The difference of the days I understand to be this. The third day represents that there must be the feeling of his condition as an unclean man. If it was a question of anything evil, the principle of the law was that in the mouth of two or three witnesses every word should be established. Two was the absolute number that was necessary in order to prove anything: but three was more than sufficient. On the third day the unclean was to purify himself with these ashes of the heifer. On the seventh day the thing was repeated — the uncleanness is again brought before the soul by the Spirit of God, and then the person resumes his place among the people of God.

But to take a New Testament instance, let us look at Peter. See how he broke down in spite of the Lord's warning. It is not that Peter had less affection for Christ than the other disciples; the reason was because Peter had great confidence in his love for Christ and therefore rushed into circumstances where none but the Lord could stand, and from which the other disciples held back. And therefore coming more into the light, into the place where Christ was, he only proved the flesh more clearly than the others did. The others had not come into the same circumstances of temptation.
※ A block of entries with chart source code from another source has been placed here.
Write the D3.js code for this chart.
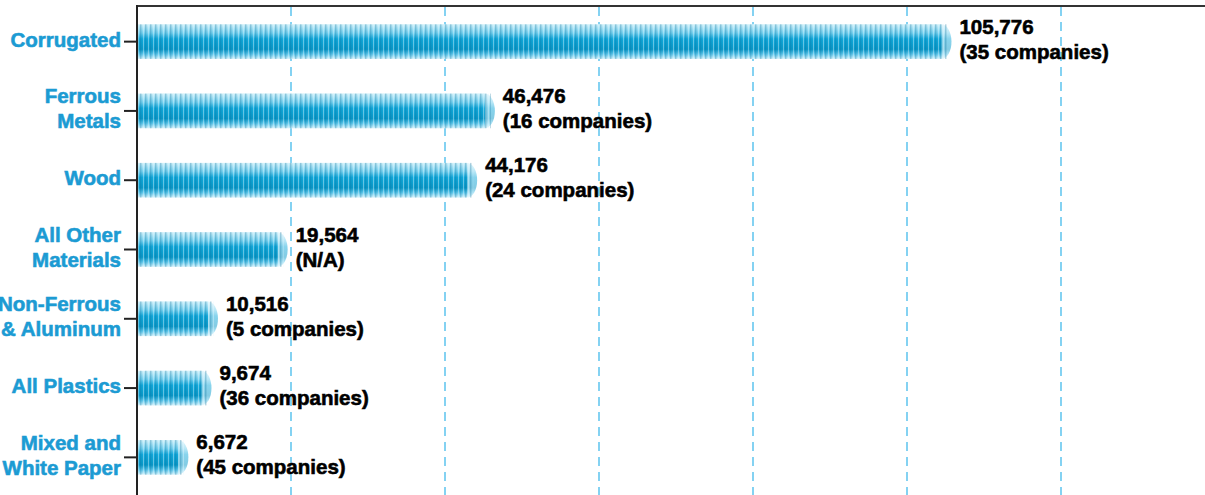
<!DOCTYPE html>
<html>
<head>
<meta charset="utf-8">
<script src="https://cdn.jsdelivr.net/npm/d3@7"></script>
<style>
  body { margin: 0; background: #fff; }
  svg { display: block; }
</style>
</head>
<body>
<div id="chart"></div>
<script>
// recycled tonnage by material
const categories = ["Corrugated", "Ferrous Metals", "Wood", "All Other Materials", "Non-Ferrous & Aluminum", "All Plastics", "Mixed and White Paper"]
const catLines = [["Corrugated"], ["Ferrous", "Metals"], ["Wood"], ["All Other", "Materials"], ["Non-Ferrous", "& Aluminum"], ["All Plastics"], ["Mixed and", "White Paper"]]
const tons = [105776, 46476, 44176, 19564, 10516, 9674, 6672]
const companies = ["(35 companies)", "(16 companies)", "(24 companies)", "(N/A)", "(5 companies)", "(36 companies)", "(45 companies)"]
const gridTicks = [20000, 40000, 60000, 80000, 100000, 120000]

const width = 1205
const height = 495
const left = 137
const font = "'Liberation Sans', Arial, sans-serif"

const svg = d3.select("#chart")
    .append("svg")
    .attr("width", width)
    .attr("height", height)

const x = d3.scaleLinear().domain([0, 140000]).range([left, left + 154 * 7])
const y = d3.scaleBand().domain(categories).range([7, 492])
    .paddingInner(0.5).paddingOuter(0.25)

// bar fill: light top, saturated middle, light bottom
const defs = svg.append("defs")
const grad = defs.append("linearGradient")
    .attr("id", "barGrad")
    .attr("x1", 0).attr("y1", 0).attr("x2", 0).attr("y2", 1)
grad.selectAll("stop")
    .data([[0, "#cdeff9"], [0.25, "#72cfee"], [0.42, "#10a8da"], [0.72, "#0898c8"], [0.86, "#5cc6ea"], [1, "#d4f1fa"]])
    .enter().append("stop")
    .attr("offset", d => d[0])
    .attr("stop-color", d => d[1])

const stripes = defs.append("pattern")
    .attr("id", "stripes")
    .attr("width", 5).attr("height", 6)
    .attr("patternUnits", "userSpaceOnUse")
stripes.append("rect").attr("width", 1.5).attr("height", 6).attr("fill", "#0b6f9a").attr("opacity", 0.3)
stripes.append("rect").attr("x", 3).attr("width", 1).attr("height", 6).attr("fill", "#e6f8ff").attr("opacity", 0.4)

// dashed gridlines
svg.selectAll(".grid")
    .data(gridTicks)
    .enter().append("line")
    .attr("x1", d => x(d)).attr("x2", d => x(d))
    .attr("y1", 7).attr("y2", height)
    .attr("stroke", "#5cc4ee")
    .attr("stroke-width", 1.5)
    .attr("stroke-dasharray", "9,6")

const rows = svg.selectAll(".row")
    .data(categories)
    .enter().append("g")

const bh = y.bandwidth()

// pale rounded end cap
rows.append("rect")
    .attr("x", left)
    .attr("y", d => y(d))
    .attr("width", (d, i) => x(tons[i]) - left)
    .attr("height", bh)
    .attr("rx", 10).attr("ry", bh / 2)
    .attr("fill", "url(#barGrad)")
    .attr("opacity", 0.5)

rows.append("rect")
    .attr("x", left)
    .attr("y", d => y(d))
    .attr("width", (d, i) => x(tons[i]) - left - 10)
    .attr("height", bh)
    .attr("fill", "url(#barGrad)")

rows.append("rect")
    .attr("x", left)
    .attr("y", d => y(d))
    .attr("width", (d, i) => x(tons[i]) - left - 4)
    .attr("height", bh)
    .attr("fill", "url(#stripes)")

// value labels
function boldText(sel) {
    return sel.style("font-family", font)
        .style("font-weight", "bold")
        .style("font-size", "20.5px")
        .attr("stroke-width", 0.6)
}

boldText(rows.append("text"))
    .attr("x", (d, i) => x(tons[i]) + 8)
    .attr("y", d => y(d) + bh / 2 - 8)
    .text((d, i) => d3.format(",")(tons[i]))
    .attr("fill", "#000").attr("stroke", "#000")

boldText(rows.append("text"))
    .attr("x", (d, i) => x(tons[i]) + 8)
    .attr("y", d => y(d) + bh / 2 + 17)
    .text((d, i) => companies[i])
    .attr("fill", "#000").attr("stroke", "#000")

// category labels and ticks
rows.append("line")
    .attr("x1", 124).attr("x2", left)
    .attr("y1", d => y(d) + bh / 2).attr("y2", d => y(d) + bh / 2)
    .attr("stroke", "#222").attr("stroke-width", 2)

rows.each(function (d, i) {
    const lines = catLines[i]
    const cy = y(d) + bh / 2
    const t = boldText(d3.select(this).append("text"))
        .attr("text-anchor", "end")
        .attr("fill", "#1c9bd3")
        .attr("stroke", "#1c9bd3")
    lines.forEach((ln, k) => {
        t.append("tspan")
            .attr("x", 121)
            .attr("y", cy + 5 + (k - (lines.length - 1) / 2) * 25)
            .text(ln)
    })
})

// frame: top border and left axis
svg.append("line")
    .attr("x1", left).attr("x2", width)
    .attr("y1", 6).attr("y2", 6)
    .attr("stroke", "#333").attr("stroke-width", 2)
svg.append("line")
    .attr("x1", left).attr("x2", left)
    .attr("y1", 5).attr("y2", height)
    .attr("stroke", "#222").attr("stroke-width", 2)
</script>
</body>
</html>
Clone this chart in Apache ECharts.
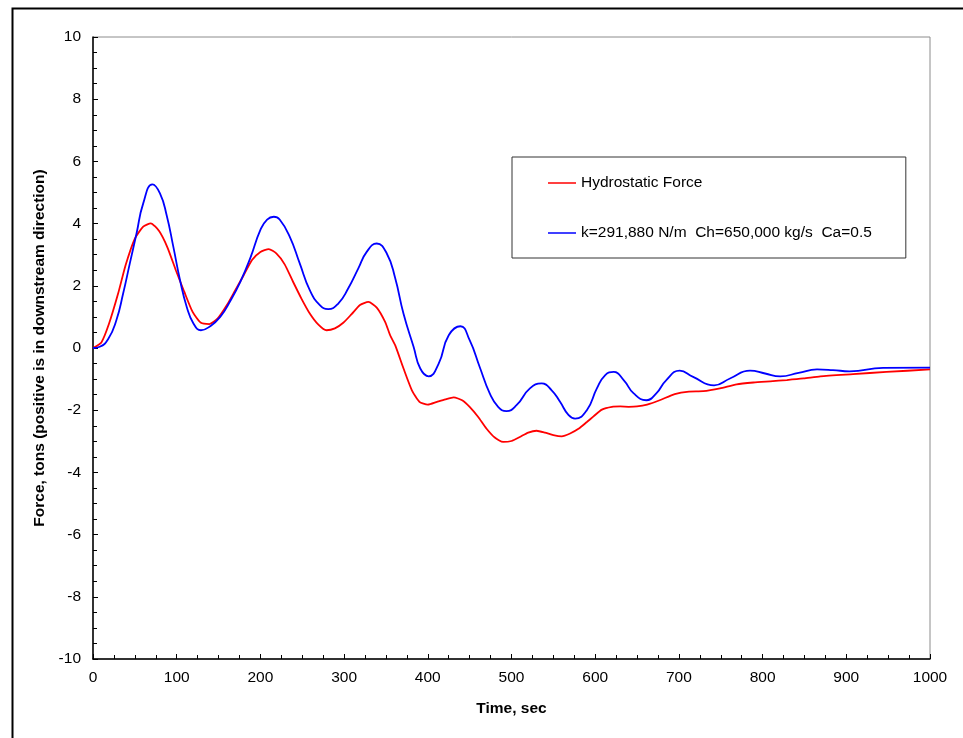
<!DOCTYPE html>
<html>
<head>
<meta charset="utf-8">
<script src="https://cdn.jsdelivr.net/npm/echarts@6/dist/echarts.min.js"></script>
<style>html,body{margin:0;padding:0;background:#fff}#c{width:963px;height:738px}</style>
</head>
<body>
<div id="c"></div>
<script>
const seriesNames = ['Hydrostatic Force', 'k=291,880 N/m  Ch=650,000 kg/s  Ca=0.5'];

const timeRed = [0,10,19,30,39,50,60,69,79,89,99,109,119,129,139,149,160,170,180,190,200,210,219,229,239,249,259,269,279,289,299,309,319,329,339,349,355,361,371,381,390,400,411,421,431,441,450,460,470,480,490,500,510,520,530,540,550,560,570,580,590,598,608,620,630,640,650,662,677,695,712,729,749,769,789,809,829,849,869,908,948,1000];
const forceRed = [0,0.18,0.77,1.75,2.67,3.52,3.90,4.01,3.76,3.23,2.50,1.81,1.16,0.81,0.77,0.95,1.38,1.86,2.34,2.83,3.09,3.18,3.04,2.69,2.13,1.59,1.11,0.76,0.57,0.63,0.81,1.09,1.38,1.48,1.30,0.84,0.41,0.09,-0.66,-1.36,-1.73,-1.82,-1.73,-1.65,-1.59,-1.68,-1.89,-2.21,-2.59,-2.88,-3.02,-2.99,-2.86,-2.72,-2.66,-2.72,-2.80,-2.84,-2.75,-2.60,-2.38,-2.20,-1.98,-1.89,-1.88,-1.89,-1.88,-1.82,-1.68,-1.48,-1.40,-1.39,-1.30,-1.17,-1.11,-1.07,-1.03,-0.98,-0.91,-0.84,-0.77,-0.69];

const timeBlue = [0,8,18,28,36,44,52,60,71,80,88,96,104,112,120,129,140,152,164,176,188,200,208,216,223,235,247,259,271,281,293,305,317,327,339,351,361,371,383,391,401,413,425,439,450,462,474,484,494,506,522,536,548,558,568,576,590,602,612,622,634,646,661,673,685,701,717,742,761,785,803,821,843,865,884,904,944,1000];
const forceBlue = [0,0.04,0.28,0.90,1.75,2.72,3.68,4.65,5.26,4.97,4.27,3.25,2.18,1.32,0.79,0.57,0.70,1.00,1.51,2.13,2.90,3.80,4.13,4.22,4.13,3.58,2.72,1.86,1.38,1.25,1.43,1.92,2.56,3.09,3.36,3.04,2.25,1.10,0.04,-0.66,-0.91,-0.50,0.41,0.70,0.25,-0.61,-1.46,-1.89,-2.03,-1.84,-1.30,-1.14,-1.36,-1.73,-2.15,-2.27,-2.00,-1.30,-0.87,-0.77,-1.03,-1.46,-1.68,-1.46,-1.03,-0.73,-0.93,-1.20,-0.98,-0.73,-0.82,-0.91,-0.80,-0.69,-0.71,-0.75,-0.64,-0.63];

const xTicks = [0,100,200,300,400,500,600,700,800,900,1000];
const yTicks = [-10,-8,-6,-4,-2,0,2,4,6,8,10];

const pairs = (xs, ys) => xs.map((x, i) => [x, ys[i]]);
const FONT = 'Liberation Sans, Arial, sans-serif';
const FS = 15.5;

const chart = echarts.init(document.getElementById('c'), null, {renderer: 'canvas'});
chart.setOption({
  animation: false,
  backgroundColor: '#fff',
  graphic: [{
    type: 'rect', left: 10, top: 6, z: -1,
    shape: {width: 1000, height: 800},
    style: {fill: 'none', stroke: '#000', lineWidth: 2}
  }],
  grid: {left: 93, right: 33, top: 37, bottom: 79, show: true, borderColor: '#8c8c8c', borderWidth: 1, backgroundColor: 'transparent'},
  legend: {
    orient: 'vertical', left: 512, top: 157,
    padding: [18, 34, 17, 36],
    itemGap: 34, itemWidth: 28, itemHeight: 14,
    borderColor: '#333', borderWidth: 1, backgroundColor: '#fff',
    textStyle: {fontFamily: FONT, fontSize: FS, color: '#000'},
    data: seriesNames.map(n => ({name: n, icon: 'path://M0,0L28,0L28,1.5L0,1.5Z'}))
  },
  xAxis: {
    type: 'value', min: xTicks[0], max: xTicks[xTicks.length - 1], interval: 100,
    name: 'Time, sec', nameLocation: 'middle', nameGap: 42,
    nameTextStyle: {fontFamily: FONT, fontSize: FS, fontWeight: 'bold', color: '#000'},
    axisLine: {show: true, onZero: false, lineStyle: {color: '#000', width: 1.5}},
    axisTick: {show: true, inside: true, length: 5, lineStyle: {color: '#000'}},
    minorTick: {show: true, splitNumber: 4, length: 4, lineStyle: {color: '#000'}},
    splitLine: {show: false},
    axisLabel: {fontFamily: FONT, fontSize: FS, color: '#000', margin: 11, formatter: v => String(v)}
  },
  yAxis: {
    type: 'value', min: yTicks[0], max: yTicks[yTicks.length - 1], interval: 2,
    name: 'Force, tons (positive is in downstream direction)', nameLocation: 'middle', nameGap: 40,
    nameTextStyle: {fontFamily: FONT, fontSize: FS, fontWeight: 'bold', color: '#000'},
    axisLine: {show: true, onZero: false, lineStyle: {color: '#000', width: 1.5}},
    axisTick: {show: true, inside: true, length: 5, lineStyle: {color: '#000'}},
    minorTick: {show: true, splitNumber: 4, length: 4, lineStyle: {color: '#000'}},
    splitLine: {show: false},
    axisLabel: {fontFamily: FONT, fontSize: FS, color: '#000', margin: 12}
  },
  series: [{
    name: seriesNames[0], type: 'line', symbol: 'none', smooth: 0.2,
    lineStyle: {color: '#ff0000', width: 1.8}, itemStyle: {color: '#ff0000'},
    data: pairs(timeRed, forceRed)
  }, {
    name: seriesNames[1], type: 'line', symbol: 'none', smooth: 0.5,
    lineStyle: {color: '#0000ff', width: 1.8}, itemStyle: {color: '#0000ff'},
    data: pairs(timeBlue, forceBlue)
  }]
});
</script>
</body>
</html>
But how does the Lord restore Peter? First of all, when He turned and looked upon him, Peter goes out and weeps bitterly. That will illustrate what is meant by the third day's purifying. The whole work might be done in a short time; but it must be really done. It is the grave, deliberate self-judgment, the power of weighing the thing in all its hatefulness before God. Peter, when the Lord looks upon him, remembers the word that Jesus had spoken unto him. That is the way the Holy Ghost works. It is not merely a feeling, but the word of the Lord brought back to Peter's mind. Now it seems to me that the word thus brought home to him exactly answers to the ashes of the heifer applied to the man that was unclean on the third day. There was the sprinkling for the first time.

But the process was not yet complete, though it was going on. For when a man is in an actively evil state, he would not, as Peter did, desire to see the Lord again; He would have kept away from the sepulchre. If the Holy Ghost had not been working in Peter's soul, he would have avoided, instead of desiring to be near the Lord. But he showed living faith because he wanted to see and hear the Lord. The Lord, however, waits. The work was not done at once, and it was not till some time after that Peter is with the Lord in John 21. The beautiful interview between them recorded in that chapter illustrates the second purifying — when the Lord so seriously and withal so affectionately asked him, "Simon, son of Jonas, lovest thou me?" There was not one word said about his denying the Lord. But if Peter did not understand at first, the Lord would not let him go, and repeats once and again the question, till the whole root is laid bare, and Peter felt what the Lord really meant. Yet said He "Feed my sheep." It was not merely that He looked for Peter himself to be by grace His faithful follower in the thing in which he had failed; but he confided that which was the precious object of His love to the man who had denied his Master. There we have the seventh day. It was digging down to the root of the wrong. What was the occasion of this fall? Peter had trusted not in the Lord's love to Peter, but in Simon's love to the Lord. It was in no small degree a natural affection though there was more and better mixed with it. And so, I suppose, it is that the Lord calls him by his name "Simon, son of Jonas." He was resting on his affection for Christ, not on Christ Himself. And I believe we are very little alive to the extent in which we give credit to nature for being grace. There is a vast deal of nature about the truest Christian, and it was just Simon's mistake not to suspect it. But the Lord shows him that no flesh shall glory in His presence, but he that glorieth, let him glory in the Lord.

After this, the work being done, Simon returns to his place of ease and happiness in the Lord's presence. And now too he can undertake the Lord's work, broken in spirit and in communion with Himself, about to go at a later day both to prison and to death for His sake. How completely grace restores the soul!